**Dataset extract:**
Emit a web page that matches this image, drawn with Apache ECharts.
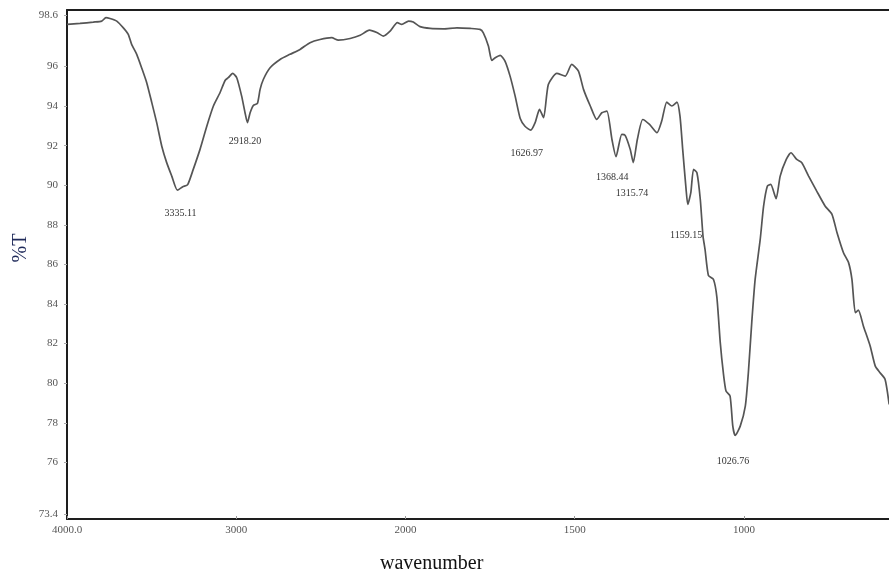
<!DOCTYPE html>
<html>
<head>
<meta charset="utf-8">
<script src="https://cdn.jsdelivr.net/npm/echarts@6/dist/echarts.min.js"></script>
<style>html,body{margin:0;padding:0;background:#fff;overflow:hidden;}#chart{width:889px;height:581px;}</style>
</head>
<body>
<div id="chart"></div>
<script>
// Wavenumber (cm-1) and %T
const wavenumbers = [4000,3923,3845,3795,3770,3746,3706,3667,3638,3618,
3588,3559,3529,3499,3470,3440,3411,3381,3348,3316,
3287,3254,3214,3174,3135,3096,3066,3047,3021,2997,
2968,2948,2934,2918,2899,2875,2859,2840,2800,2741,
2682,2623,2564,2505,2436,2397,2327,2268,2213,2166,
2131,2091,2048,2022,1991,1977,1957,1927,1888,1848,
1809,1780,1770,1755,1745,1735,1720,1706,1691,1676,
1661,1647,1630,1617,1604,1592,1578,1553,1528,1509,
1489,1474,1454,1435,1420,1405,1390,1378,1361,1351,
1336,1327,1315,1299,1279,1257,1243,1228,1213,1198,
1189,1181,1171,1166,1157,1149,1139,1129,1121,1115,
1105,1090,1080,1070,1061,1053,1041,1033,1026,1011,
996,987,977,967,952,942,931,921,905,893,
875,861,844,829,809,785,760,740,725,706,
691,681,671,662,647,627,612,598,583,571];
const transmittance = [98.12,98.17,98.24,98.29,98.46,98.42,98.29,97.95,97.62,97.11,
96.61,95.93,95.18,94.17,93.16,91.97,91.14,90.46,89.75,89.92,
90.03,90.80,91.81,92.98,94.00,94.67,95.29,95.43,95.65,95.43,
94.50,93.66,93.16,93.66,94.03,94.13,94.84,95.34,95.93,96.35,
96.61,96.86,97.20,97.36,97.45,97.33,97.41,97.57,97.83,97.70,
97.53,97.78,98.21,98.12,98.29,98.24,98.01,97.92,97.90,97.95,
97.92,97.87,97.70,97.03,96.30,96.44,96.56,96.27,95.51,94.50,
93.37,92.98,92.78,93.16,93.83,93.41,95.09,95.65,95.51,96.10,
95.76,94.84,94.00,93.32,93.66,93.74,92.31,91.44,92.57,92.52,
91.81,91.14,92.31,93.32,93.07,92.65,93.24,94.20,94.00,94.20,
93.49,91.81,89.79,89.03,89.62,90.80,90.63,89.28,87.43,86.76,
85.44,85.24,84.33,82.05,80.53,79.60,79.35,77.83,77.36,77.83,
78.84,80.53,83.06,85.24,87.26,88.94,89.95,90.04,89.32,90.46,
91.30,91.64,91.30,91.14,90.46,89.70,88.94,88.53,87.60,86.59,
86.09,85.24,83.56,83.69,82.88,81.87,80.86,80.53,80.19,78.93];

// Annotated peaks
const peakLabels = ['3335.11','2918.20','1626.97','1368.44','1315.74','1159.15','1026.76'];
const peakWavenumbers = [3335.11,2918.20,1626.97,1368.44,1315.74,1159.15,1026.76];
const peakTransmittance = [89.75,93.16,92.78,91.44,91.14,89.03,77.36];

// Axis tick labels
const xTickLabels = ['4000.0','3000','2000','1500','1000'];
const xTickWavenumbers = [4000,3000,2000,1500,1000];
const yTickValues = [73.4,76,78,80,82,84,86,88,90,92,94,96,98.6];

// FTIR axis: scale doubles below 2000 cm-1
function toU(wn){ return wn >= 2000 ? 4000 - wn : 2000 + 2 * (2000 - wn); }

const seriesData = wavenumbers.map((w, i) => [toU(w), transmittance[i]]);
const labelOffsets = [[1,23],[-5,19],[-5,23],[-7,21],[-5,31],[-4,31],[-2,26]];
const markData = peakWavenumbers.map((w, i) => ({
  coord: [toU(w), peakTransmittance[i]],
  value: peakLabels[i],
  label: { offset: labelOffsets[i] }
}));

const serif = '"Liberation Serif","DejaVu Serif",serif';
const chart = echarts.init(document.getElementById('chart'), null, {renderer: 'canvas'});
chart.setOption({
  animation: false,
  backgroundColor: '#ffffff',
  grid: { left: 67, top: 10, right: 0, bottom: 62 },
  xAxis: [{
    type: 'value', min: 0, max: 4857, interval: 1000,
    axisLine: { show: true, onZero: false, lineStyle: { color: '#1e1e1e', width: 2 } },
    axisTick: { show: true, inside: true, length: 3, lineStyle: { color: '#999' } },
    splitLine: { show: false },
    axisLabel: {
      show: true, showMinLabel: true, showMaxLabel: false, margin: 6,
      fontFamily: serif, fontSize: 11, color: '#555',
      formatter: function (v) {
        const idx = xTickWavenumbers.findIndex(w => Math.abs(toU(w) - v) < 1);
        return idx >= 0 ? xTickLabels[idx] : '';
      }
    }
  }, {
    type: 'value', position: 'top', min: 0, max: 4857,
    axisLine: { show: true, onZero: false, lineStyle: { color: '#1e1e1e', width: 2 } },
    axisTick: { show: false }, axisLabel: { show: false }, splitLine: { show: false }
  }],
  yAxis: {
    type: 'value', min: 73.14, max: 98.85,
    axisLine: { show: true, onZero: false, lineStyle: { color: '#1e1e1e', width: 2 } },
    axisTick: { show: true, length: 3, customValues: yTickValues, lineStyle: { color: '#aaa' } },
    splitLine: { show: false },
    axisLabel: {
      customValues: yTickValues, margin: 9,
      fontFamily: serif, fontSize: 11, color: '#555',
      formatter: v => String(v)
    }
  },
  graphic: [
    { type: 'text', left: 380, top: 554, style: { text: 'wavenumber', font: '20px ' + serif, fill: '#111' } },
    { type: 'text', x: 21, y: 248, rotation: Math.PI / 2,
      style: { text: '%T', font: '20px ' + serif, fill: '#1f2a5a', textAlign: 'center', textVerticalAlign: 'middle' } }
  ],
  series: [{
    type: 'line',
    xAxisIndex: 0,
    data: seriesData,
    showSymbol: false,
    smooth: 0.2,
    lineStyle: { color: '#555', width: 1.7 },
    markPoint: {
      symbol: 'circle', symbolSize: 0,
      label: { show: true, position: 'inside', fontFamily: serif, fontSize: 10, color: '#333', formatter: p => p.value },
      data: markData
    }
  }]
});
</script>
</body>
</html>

**Your task:**
Quote in full the listing given above; the images are to be left out.

**Solution to this problem:**
Emit a web page that matches this image, drawn with Apache ECharts.
<!DOCTYPE html>
<html>
<head>
<meta charset="utf-8">
<script src="https://cdn.jsdelivr.net/npm/echarts@6/dist/echarts.min.js"></script>
<style>html,body{margin:0;padding:0;background:#fff;overflow:hidden;}#chart{width:889px;height:581px;}</style>
</head>
<body>
<div id="chart"></div>
<script>
// Wavenumber (cm-1) and %T
const wavenumbers = [4000,3923,3845,3795,3770,3746,3706,3667,3638,3618,
3588,3559,3529,3499,3470,3440,3411,3381,3348,3316,
3287,3254,3214,3174,3135,3096,3066,3047,3021,2997,
2968,2948,2934,2918,2899,2875,2859,2840,2800,2741,
2682,2623,2564,2505,2436,2397,2327,2268,2213,2166,
2131,2091,2048,2022,1991,1977,1957,1927,1888,1848,
1809,1780,1770,1755,1745,1735,1720,1706,1691,1676,
1661,1647,1630,1617,1604,1592,1578,1553,1528,1509,
1489,1474,1454,1435,1420,1405,1390,1378,1361,1351,
1336,1327,1315,1299,1279,1257,1243,1228,1213,1198,
1189,1181,1171,1166,1157,1149,1139,1129,1121,1115,
1105,1090,1080,1070,1061,1053,1041,1033,1026,1011,
996,987,977,967,952,942,931,921,905,893,
875,861,844,829,809,785,760,740,725,706,
691,681,671,662,647,627,612,598,583,571];
const transmittance = [98.12,98.17,98.24,98.29,98.46,98.42,98.29,97.95,97.62,97.11,
96.61,95.93,95.18,94.17,93.16,91.97,91.14,90.46,89.75,89.92,
90.03,90.80,91.81,92.98,94.00,94.67,95.29,95.43,95.65,95.43,
94.50,93.66,93.16,93.66,94.03,94.13,94.84,95.34,95.93,96.35,
96.61,96.86,97.20,97.36,97.45,97.33,97.41,97.57,97.83,97.70,
97.53,97.78,98.21,98.12,98.29,98.24,98.01,97.92,97.90,97.95,
97.92,97.87,97.70,97.03,96.30,96.44,96.56,96.27,95.51,94.50,
93.37,92.98,92.78,93.16,93.83,93.41,95.09,95.65,95.51,96.10,
95.76,94.84,94.00,93.32,93.66,93.74,92.31,91.44,92.57,92.52,
91.81,91.14,92.31,93.32,93.07,92.65,93.24,94.20,94.00,94.20,
93.49,91.81,89.79,89.03,89.62,90.80,90.63,89.28,87.43,86.76,
85.44,85.24,84.33,82.05,80.53,79.60,79.35,77.83,77.36,77.83,
78.84,80.53,83.06,85.24,87.26,88.94,89.95,90.04,89.32,90.46,
91.30,91.64,91.30,91.14,90.46,89.70,88.94,88.53,87.60,86.59,
86.09,85.24,83.56,83.69,82.88,81.87,80.86,80.53,80.19,78.93];

// Annotated peaks
const peakLabels = ['3335.11','2918.20','1626.97','1368.44','1315.74','1159.15','1026.76'];
const peakWavenumbers = [3335.11,2918.20,1626.97,1368.44,1315.74,1159.15,1026.76];
const peakTransmittance = [89.75,93.16,92.78,91.44,91.14,89.03,77.36];

// Axis tick labels
const xTickLabels = ['4000.0','3000','2000','1500','1000'];
const xTickWavenumbers = [4000,3000,2000,1500,1000];
const yTickValues = [73.4,76,78,80,82,84,86,88,90,92,94,96,98.6];

// FTIR axis: scale doubles below 2000 cm-1
function toU(wn){ return wn >= 2000 ? 4000 - wn : 2000 + 2 * (2000 - wn); }

const seriesData = wavenumbers.map((w, i) => [toU(w), transmittance[i]]);
const labelOffsets = [[1,23],[-5,19],[-5,23],[-7,21],[-5,31],[-4,31],[-2,26]];
const markData = peakWavenumbers.map((w, i) => ({
  coord: [toU(w), peakTransmittance[i]],
  value: peakLabels[i],
  label: { offset: labelOffsets[i] }
}));

const serif = '"Liberation Serif","DejaVu Serif",serif';
const chart = echarts.init(document.getElementById('chart'), null, {renderer: 'canvas'});
chart.setOption({
  animation: false,
  backgroundColor: '#ffffff',
  grid: { left: 67, top: 10, right: 0, bottom: 62 },
  xAxis: [{
    type: 'value', min: 0, max: 4857, interval: 1000,
    axisLine: { show: true, onZero: false, lineStyle: { color: '#1e1e1e', width: 2 } },
    axisTick: { show: true, inside: true, length: 3, lineStyle: { color: '#999' } },
    splitLine: { show: false },
    axisLabel: {
      show: true, showMinLabel: true, showMaxLabel: false, margin: 6,
      fontFamily: serif, fontSize: 11, color: '#555',
      formatter: function (v) {
        const idx = xTickWavenumbers.findIndex(w => Math.abs(toU(w) - v) < 1);
        return idx >= 0 ? xTickLabels[idx] : '';
      }
    }
  }, {
    type: 'value', position: 'top', min: 0, max: 4857,
    axisLine: { show: true, onZero: false, lineStyle: { color: '#1e1e1e', width: 2 } },
    axisTick: { show: false }, axisLabel: { show: false }, splitLine: { show: false }
  }],
  yAxis: {
    type: 'value', min: 73.14, max: 98.85,
    axisLine: { show: true, onZero: false, lineStyle: { color: '#1e1e1e', width: 2 } },
    axisTick: { show: true, length: 3, customValues: yTickValues, lineStyle: { color: '#aaa' } },
    splitLine: { show: false },
    axisLabel: {
      customValues: yTickValues, margin: 9,
      fontFamily: serif, fontSize: 11, color: '#555',
      formatter: v => String(v)
    }
  },
  graphic: [
    { type: 'text', left: 380, top: 554, style: { text: 'wavenumber', font: '20px ' + serif, fill: '#111' } },
    { type: 'text', x: 21, y: 248, rotation: Math.PI / 2,
      style: { text: '%T', font: '20px ' + serif, fill: '#1f2a5a', textAlign: 'center', textVerticalAlign: 'middle' } }
  ],
  series: [{
    type: 'line',
    xAxisIndex: 0,
    data: seriesData,
    showSymbol: false,
    smooth: 0.2,
    lineStyle: { color: '#555', width: 1.7 },
    markPoint: {
      symbol: 'circle', symbolSize: 0,
      label: { show: true, position: 'inside', fontFamily: serif, fontSize: 10, color: '#333', formatter: p => p.value },
      data: markData
    }
  }]
});
</script>
</body>
</html>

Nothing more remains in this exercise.